El asesino arde de cólera y le ciega la ira. Para el asesino su propia no tiene valor alguno. El asesino es utilizado por sus jefes como una arma inhumana que busca crear dolor, para compensar el dolor que sienten en sus propias almas. Como dice San Agustín, el alma del asesino ha perdido casi en su totalidad la Gracia de Dios, vagando ciega en las tinieblas del rencor.

Frente al odio y el resentimiento, existe otro ardor. El ardor de la Gracia de Dios. El ardor que consigue que donde abunda el pecado, sobreabunde la Gracia de Dios (Rm 5, 20).

¿Cómo permite Dios tanto dolor? Lo permite porque nuestra libertad es un don maravilloso, aunque sea un arma de doble filo. Con la libertad podemos transparentar el amor de Dios a los demás, pero también podemos convertir nuestra alma en carbón opaco a la Luz de Dios.
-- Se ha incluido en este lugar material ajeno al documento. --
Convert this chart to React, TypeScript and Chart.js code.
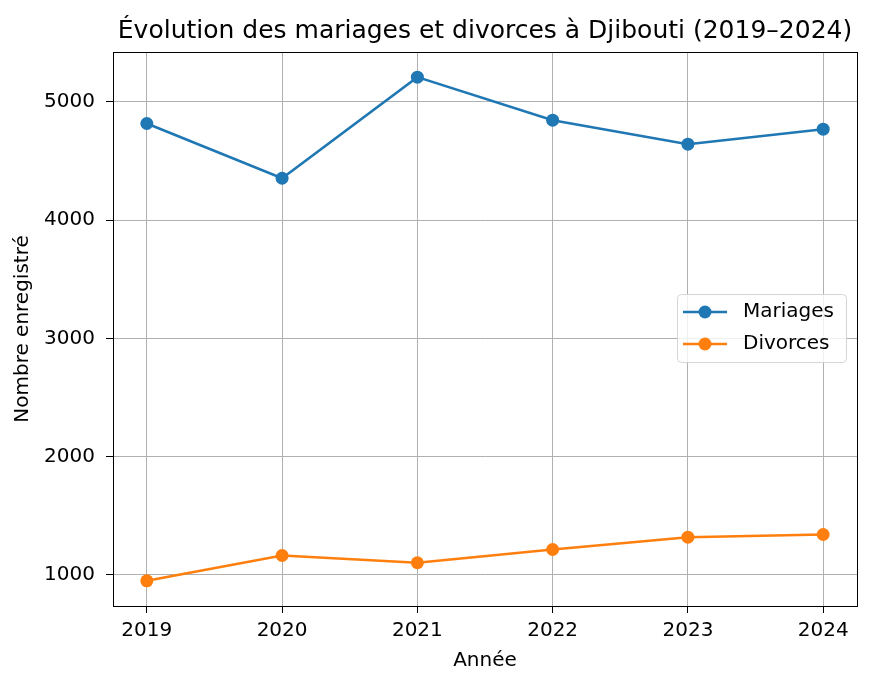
import React, { useEffect, useRef } from "react";
import { Chart, registerables } from "chart.js";

Chart.register(...registerables);

const years = [2019, 2020, 2021, 2022, 2023, 2024];
const mariages = [4817, 4354, 5209, 4845, 4642, 4769];
const divorces = [949, 1163, 1102, 1214, 1318, 1341];
const yTicks = [1000, 2000, 3000, 4000, 5000];
const seriesNames = ["Mariages", "Divorces"];
const seriesColors = ["#1f77b4", "#ff7f0e"];
const titleText = "Évolution des mariages et divorces à Djibouti (2019–2024)";
const xTitle = "Année";
const yTitle = "Nombre enregistré";

const FONT = "'DejaVu Sans', sans-serif";

const framePlugin = {
  id: "frame",
  afterDraw(chart: any) {
    const { ctx, chartArea } = chart;
    ctx.save();
    ctx.strokeStyle = "#000";
    ctx.lineWidth = 1;
    ctx.strokeRect(
      Math.round(chartArea.left) + 0.5,
      Math.round(chartArea.top) + 0.5,
      Math.round(chartArea.right - chartArea.left),
      Math.round(chartArea.bottom - chartArea.top)
    );
    // title centred over the plot area
    ctx.fillStyle = "#000";
    ctx.font = `25px ${FONT}`;
    ctx.textAlign = "center";
    ctx.textBaseline = "alphabetic";
    ctx.fillText(titleText, (chartArea.left + chartArea.right) / 2, 38);
    ctx.restore();
  },
};

const legendPlugin = {
  id: "mplLegend",
  afterDraw(chart: any) {
    const { ctx } = chart;
    const x0 = 677.5, y0 = 294.5, w = 169, h = 68, r = 4;
    ctx.save();
    ctx.beginPath();
    ctx.moveTo(x0 + r, y0);
    ctx.arcTo(x0 + w, y0, x0 + w, y0 + h, r);
    ctx.arcTo(x0 + w, y0 + h, x0, y0 + h, r);
    ctx.arcTo(x0, y0 + h, x0, y0, r);
    ctx.arcTo(x0, y0, x0 + w, y0, r);
    ctx.closePath();
    ctx.fillStyle = "rgba(255,255,255,0.8)";
    ctx.fill();
    ctx.strokeStyle = "rgba(204,204,204,0.8)";
    ctx.lineWidth = 1;
    ctx.stroke();
    chart.data.datasets.forEach((ds: any, i: number) => {
      const cy = 312 + i * 32;
      ctx.strokeStyle = ds.borderColor;
      ctx.lineWidth = 2.5;
      ctx.beginPath();
      ctx.moveTo(683, cy);
      ctx.lineTo(727, cy);
      ctx.stroke();
      ctx.fillStyle = ds.backgroundColor;
      ctx.beginPath();
      ctx.arc(705, cy, 6.5, 0, Math.PI * 2);
      ctx.fill();
      ctx.fillStyle = "#000";
      ctx.font = `20px ${FONT}`;
      ctx.textAlign = "left";
      ctx.textBaseline = "middle";
      ctx.fillText(ds.label, 743, cy);
    });
    ctx.restore();
  },
};

export default function App() {
  const ref = useRef<HTMLCanvasElement | null>(null);
  useEffect(() => {
    document.body.style.margin = "0";
    const seriesData = [mariages, divorces];
    const chart = new Chart(ref.current!, {
      type: "line",
      data: {
        datasets: seriesData.map((vals, i) => ({
          label: seriesNames[i],
          data: years.map((y, j) => ({ x: y, y: vals[j] })),
          borderColor: seriesColors[i],
          backgroundColor: seriesColors[i],
          borderWidth: 2.5,
          pointRadius: 6.5,
          pointBorderWidth: 0,
          pointBackgroundColor: seriesColors[i],
          tension: 0,
        })),
      },
      options: {
        responsive: false,
        animation: false,
        devicePixelRatio: 1,
        layout: { padding: { left: 0, right: 13, top: 52, bottom: 0 } },
        plugins: {
          legend: { display: false },
          tooltip: { enabled: false },
          title: { display: false },
        },
        scales: {
          x: {
            type: "linear",
            min: 2018.75,
            max: 2024.25,
            afterFit(scale: any) {
              scale.height = 79;
            },
            afterBuildTicks(scale: any) {
              scale.ticks = years.map((v) => ({ value: v }));
            },
            ticks: {
              color: "#000",
              font: { family: FONT, size: 20 },
              padding: 6,
              maxRotation: 0,
              autoSkip: false,
              callback: (v: any) => String(v),
            },
            grid: { color: "#b0b0b0", lineWidth: 1, tickLength: 7, tickColor: "#000" },
            border: { color: "#000", width: 1 },
            title: {
              display: true,
              text: xTitle,
              color: "#000",
              font: { family: FONT, size: 20, lineHeight: 1.2 },
              padding: { top: 0, bottom: 12 },
            },
          },
          y: {
            type: "linear",
            min: 736,
            max: 5422,
            afterFit(scale: any) {
              scale.width = 113;
            },
            afterBuildTicks(scale: any) {
              scale.ticks = yTicks.map((v) => ({ value: v }));
            },
            ticks: {
              color: "#000",
              font: { family: FONT, size: 20 },
              padding: 11,
              callback: (v: any) => String(v),
            },
            grid: { color: "#b0b0b0", lineWidth: 1, tickLength: 7, tickColor: "#000" },
            border: { color: "#000", width: 1 },
            title: {
              display: true,
              text: yTitle,
              color: "#000",
              font: { family: FONT, size: 20, lineHeight: 1.2 },
              padding: { top: 11, bottom: 0 },
            },
          },
        },
      },
      plugins: [framePlugin, legendPlugin],
    } as any);
    return () => chart.destroy();
  }, []);
  return (
    <div style={{ width: 870, height: 685, background: "#fff" }}>
      <canvas ref={ref} width={870} height={685} style={{ display: "block" }} />
    </div>
  );
}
¿Cómo enfrentarnos a este horror? Primeramente dándonos cuenta que Dios fue capaz de redimirnos a través de la injusta y terrible muerte de Cristo. Dios es capaz de sacar bienes de todo mal, siempre que nosotros le aceptemos en nuestro corazón. Tras el desgarrador grito de Cristo “Padre ¿Por qué me has abandonado?” la resurrección vence todo el mal realizado, contagiándonos la esperanza.

El mal nunca desaparecerá mientras el pecado anide dentro de nosotros. Seguirá habiendo guerras, asesinatos, víctimas inocentes, mientras no aceptemos a Cristo como salvador y rindamos nuestro corazón a la Voluntad de Dios.

El bien siempre toma la delantera de forma imprevisible, para evidenciar que Dios obra milagros minuto a minuto entre nosotros. Otra cosa es que no seamos capaces de ver y aceptar estos milagros.

Hay que tener claro que el mal generado con armas no se extingue utilizando armas. Nunca ha desaparecido el mal utilizando el mal como arma. Nos toca ahora rezar, por los fallecidos, sus familias, amigos y por todos nosotros. También nos toca rezar para que Cristo nos permita ayudar a transformar el odio en amor. Dios lo quiera.